From a theoretical standpoint, the review contributes to the growing literature that conceptualizes “circular cities” as socio-ecological systems characterized by resilience, self-organization, and continuous learning. It challenges traditional urban planning paradigms and supports a paradigm shift toward integrated, multi-scalar approaches aligned with planetary boundaries and long-term urban regeneration.

On a practical level, the review identifies key priorities for policymakers and urban practitioners: adopting polycentric and participatory governance structures; using systems-thinking tools to identify leverage points and avoid siloed interventions; and adapting urban design and infrastructure to support local resource loops, circular entrepreneurship, and nature-based solutions. These insights are relevant for cities aiming to implement circular transitions that are both systemic and socially inclusive.

Despite the comprehensive scope of the study, limitations must be acknowledged. The analysis is based on peer-reviewed literature, mainly in English, which may exclude practical insights from the gray literature or non-English sources.

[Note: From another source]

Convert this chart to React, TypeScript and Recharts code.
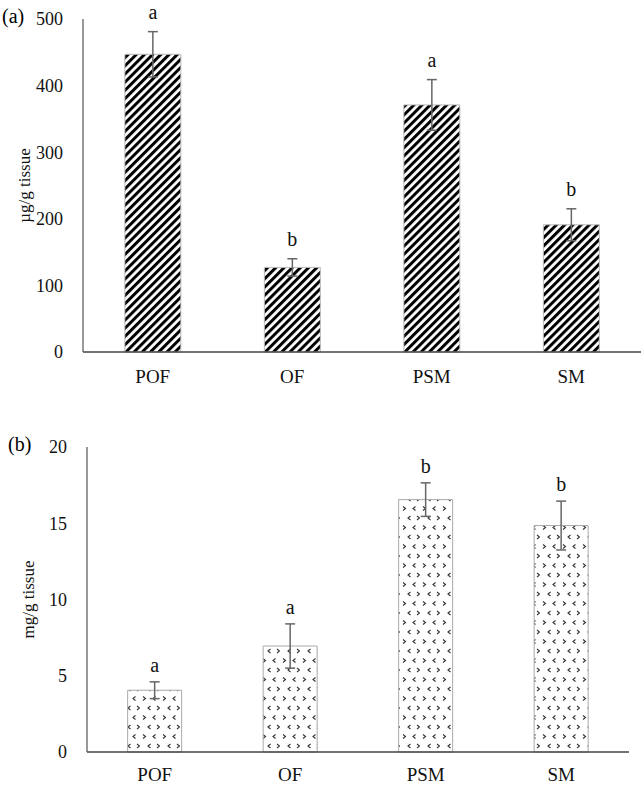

Additionally, the field is still emerging and heterogeneous in terminology and methodologies, limiting the comparability of some studies.

Future research should focus on empirical validation of theoretical insights through longitudinal case studies in diverse city contexts. There is also a need to refine performance metrics that can capture the dynamic and multidimensional nature of circular and complex urban systems. Moreover, further exploration of governance models, socio-political drivers, and the integration of digital technologies within complexity-informed planning will be essential for advancing both theory and practice.

Ultimately, this review underscores that the convergence of CE and CT offers a robust foundation for navigating the complexity of urban sustainability transitions. Embracing this integrative perspective can support cities in building resilient, regenerative, and inclusive futures.